> _TASK INSTRUCTIONS_:
Find every line of the listing below where "this" appears, and copy it.

═════ MATERIAL PROVIDED

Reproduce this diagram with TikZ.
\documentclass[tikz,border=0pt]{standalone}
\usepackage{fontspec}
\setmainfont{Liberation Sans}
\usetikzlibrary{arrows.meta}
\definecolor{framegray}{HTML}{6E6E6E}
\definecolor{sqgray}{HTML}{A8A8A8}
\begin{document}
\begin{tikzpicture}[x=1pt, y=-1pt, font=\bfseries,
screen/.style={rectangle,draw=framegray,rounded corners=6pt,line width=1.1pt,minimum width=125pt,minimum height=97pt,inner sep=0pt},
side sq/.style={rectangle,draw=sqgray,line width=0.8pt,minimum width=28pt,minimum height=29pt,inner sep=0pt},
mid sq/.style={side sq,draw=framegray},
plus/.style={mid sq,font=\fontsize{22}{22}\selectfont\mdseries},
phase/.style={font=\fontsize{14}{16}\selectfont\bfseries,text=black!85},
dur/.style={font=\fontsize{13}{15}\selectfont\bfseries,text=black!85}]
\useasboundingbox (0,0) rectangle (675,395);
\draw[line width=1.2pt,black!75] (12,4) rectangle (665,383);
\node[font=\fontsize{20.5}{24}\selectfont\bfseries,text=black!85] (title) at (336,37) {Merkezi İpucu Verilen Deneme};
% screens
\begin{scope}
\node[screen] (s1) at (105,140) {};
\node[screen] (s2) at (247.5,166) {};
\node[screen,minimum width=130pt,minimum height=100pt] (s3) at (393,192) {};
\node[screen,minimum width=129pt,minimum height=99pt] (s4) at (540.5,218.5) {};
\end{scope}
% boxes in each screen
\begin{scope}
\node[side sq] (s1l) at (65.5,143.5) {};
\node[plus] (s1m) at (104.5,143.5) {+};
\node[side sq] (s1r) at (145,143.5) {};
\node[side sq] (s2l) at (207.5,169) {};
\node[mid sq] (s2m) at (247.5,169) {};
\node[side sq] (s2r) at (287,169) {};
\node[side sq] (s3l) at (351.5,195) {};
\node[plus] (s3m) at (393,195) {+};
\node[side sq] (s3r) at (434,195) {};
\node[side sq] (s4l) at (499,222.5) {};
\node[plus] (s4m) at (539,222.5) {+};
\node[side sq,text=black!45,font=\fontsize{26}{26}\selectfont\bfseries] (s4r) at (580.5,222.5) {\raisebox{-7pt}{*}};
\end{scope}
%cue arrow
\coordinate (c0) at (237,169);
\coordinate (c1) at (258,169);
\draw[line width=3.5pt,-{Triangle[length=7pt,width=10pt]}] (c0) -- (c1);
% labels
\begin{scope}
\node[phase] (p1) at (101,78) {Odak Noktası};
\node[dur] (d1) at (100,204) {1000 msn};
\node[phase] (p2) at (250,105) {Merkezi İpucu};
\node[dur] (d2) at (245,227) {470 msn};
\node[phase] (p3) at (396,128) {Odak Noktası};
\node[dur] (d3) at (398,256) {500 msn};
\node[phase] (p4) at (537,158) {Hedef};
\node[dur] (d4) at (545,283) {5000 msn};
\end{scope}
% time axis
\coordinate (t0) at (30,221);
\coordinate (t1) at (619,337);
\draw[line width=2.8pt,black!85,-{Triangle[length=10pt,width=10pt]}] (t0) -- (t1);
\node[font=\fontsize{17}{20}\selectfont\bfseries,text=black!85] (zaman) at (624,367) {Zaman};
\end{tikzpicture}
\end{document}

══════════
═════ MATERIAL PROVIDED

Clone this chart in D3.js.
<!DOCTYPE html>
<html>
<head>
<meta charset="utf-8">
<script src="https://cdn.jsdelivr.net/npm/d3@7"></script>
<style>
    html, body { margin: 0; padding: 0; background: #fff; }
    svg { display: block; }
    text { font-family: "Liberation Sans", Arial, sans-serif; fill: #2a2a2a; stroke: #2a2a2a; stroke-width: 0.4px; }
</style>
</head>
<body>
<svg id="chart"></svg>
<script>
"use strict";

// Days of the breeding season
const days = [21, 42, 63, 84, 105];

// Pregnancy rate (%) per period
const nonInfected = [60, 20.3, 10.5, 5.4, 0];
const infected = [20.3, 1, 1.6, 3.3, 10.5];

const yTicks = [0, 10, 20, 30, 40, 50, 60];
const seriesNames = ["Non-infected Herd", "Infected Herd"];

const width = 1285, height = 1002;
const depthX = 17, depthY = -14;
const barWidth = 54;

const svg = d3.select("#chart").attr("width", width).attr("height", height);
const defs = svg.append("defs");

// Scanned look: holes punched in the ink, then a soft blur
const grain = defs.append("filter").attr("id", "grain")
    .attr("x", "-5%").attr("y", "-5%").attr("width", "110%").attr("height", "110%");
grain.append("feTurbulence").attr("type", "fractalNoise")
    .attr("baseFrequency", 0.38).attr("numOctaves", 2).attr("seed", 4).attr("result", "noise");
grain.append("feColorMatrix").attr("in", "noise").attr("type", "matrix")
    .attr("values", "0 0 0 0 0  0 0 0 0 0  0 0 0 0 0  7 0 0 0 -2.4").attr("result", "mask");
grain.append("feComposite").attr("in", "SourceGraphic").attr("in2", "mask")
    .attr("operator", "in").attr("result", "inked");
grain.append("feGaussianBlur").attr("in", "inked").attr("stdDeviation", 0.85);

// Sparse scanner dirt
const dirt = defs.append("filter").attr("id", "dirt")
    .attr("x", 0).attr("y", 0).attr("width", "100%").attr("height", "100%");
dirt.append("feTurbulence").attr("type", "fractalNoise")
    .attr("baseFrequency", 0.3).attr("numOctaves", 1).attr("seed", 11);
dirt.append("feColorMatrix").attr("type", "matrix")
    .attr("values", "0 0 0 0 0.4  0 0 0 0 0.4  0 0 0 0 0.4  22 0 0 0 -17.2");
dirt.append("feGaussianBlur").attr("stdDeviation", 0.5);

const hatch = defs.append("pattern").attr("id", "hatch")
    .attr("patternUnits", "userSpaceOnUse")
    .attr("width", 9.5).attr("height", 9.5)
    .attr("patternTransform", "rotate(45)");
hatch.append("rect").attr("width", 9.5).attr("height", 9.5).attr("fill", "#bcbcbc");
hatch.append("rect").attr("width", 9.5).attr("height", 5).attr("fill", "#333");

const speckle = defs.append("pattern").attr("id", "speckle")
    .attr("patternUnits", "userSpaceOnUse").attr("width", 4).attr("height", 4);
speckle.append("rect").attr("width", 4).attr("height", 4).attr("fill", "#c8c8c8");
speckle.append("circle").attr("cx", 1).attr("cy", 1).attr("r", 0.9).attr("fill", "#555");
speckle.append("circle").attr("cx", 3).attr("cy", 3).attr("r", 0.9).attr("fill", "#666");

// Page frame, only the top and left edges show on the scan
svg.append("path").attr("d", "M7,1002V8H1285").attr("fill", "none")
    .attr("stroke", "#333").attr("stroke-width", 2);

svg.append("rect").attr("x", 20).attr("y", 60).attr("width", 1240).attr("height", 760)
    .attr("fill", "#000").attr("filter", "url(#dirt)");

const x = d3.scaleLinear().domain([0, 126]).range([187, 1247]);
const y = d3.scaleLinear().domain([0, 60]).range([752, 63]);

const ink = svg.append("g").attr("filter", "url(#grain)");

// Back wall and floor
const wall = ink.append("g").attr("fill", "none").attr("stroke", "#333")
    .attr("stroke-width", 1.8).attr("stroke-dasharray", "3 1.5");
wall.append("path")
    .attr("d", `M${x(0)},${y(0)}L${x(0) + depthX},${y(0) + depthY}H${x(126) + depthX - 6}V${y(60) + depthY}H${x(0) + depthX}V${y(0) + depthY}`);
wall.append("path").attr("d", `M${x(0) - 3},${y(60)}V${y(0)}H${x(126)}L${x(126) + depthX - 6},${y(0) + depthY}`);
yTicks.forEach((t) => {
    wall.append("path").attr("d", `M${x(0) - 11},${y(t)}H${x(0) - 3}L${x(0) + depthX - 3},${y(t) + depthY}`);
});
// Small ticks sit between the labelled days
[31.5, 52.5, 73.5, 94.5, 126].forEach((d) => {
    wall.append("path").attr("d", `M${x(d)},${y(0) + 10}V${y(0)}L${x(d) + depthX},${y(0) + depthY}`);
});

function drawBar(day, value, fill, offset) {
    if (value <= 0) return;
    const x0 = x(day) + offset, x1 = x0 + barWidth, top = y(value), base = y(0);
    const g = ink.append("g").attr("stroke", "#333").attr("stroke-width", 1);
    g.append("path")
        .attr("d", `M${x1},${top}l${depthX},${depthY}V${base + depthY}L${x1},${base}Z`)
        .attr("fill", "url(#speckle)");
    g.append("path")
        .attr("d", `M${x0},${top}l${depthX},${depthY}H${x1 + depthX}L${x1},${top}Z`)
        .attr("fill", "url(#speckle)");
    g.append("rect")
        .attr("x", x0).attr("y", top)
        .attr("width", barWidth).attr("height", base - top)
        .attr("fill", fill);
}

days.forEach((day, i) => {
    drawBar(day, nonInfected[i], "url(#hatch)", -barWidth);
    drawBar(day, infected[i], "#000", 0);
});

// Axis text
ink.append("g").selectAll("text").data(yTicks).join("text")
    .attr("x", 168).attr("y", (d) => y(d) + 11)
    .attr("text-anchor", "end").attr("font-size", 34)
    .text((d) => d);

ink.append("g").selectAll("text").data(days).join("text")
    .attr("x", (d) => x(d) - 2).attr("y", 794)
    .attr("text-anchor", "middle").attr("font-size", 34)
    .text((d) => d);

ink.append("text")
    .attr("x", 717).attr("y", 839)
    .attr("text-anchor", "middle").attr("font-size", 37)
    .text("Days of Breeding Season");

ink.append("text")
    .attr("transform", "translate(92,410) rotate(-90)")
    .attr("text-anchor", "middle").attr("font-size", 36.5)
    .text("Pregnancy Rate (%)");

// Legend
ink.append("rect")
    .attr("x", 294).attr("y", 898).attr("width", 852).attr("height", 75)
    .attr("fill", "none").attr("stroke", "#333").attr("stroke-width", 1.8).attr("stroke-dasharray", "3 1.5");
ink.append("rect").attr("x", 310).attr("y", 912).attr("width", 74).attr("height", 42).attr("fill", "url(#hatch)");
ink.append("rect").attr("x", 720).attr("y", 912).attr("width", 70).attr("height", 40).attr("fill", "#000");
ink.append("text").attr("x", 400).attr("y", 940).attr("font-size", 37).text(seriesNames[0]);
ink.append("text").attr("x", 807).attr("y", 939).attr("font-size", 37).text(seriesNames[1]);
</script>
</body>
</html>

══════════

> _SOLUTION BELOW_:
Reproduce this diagram with TikZ.
Clone this chart in D3.js.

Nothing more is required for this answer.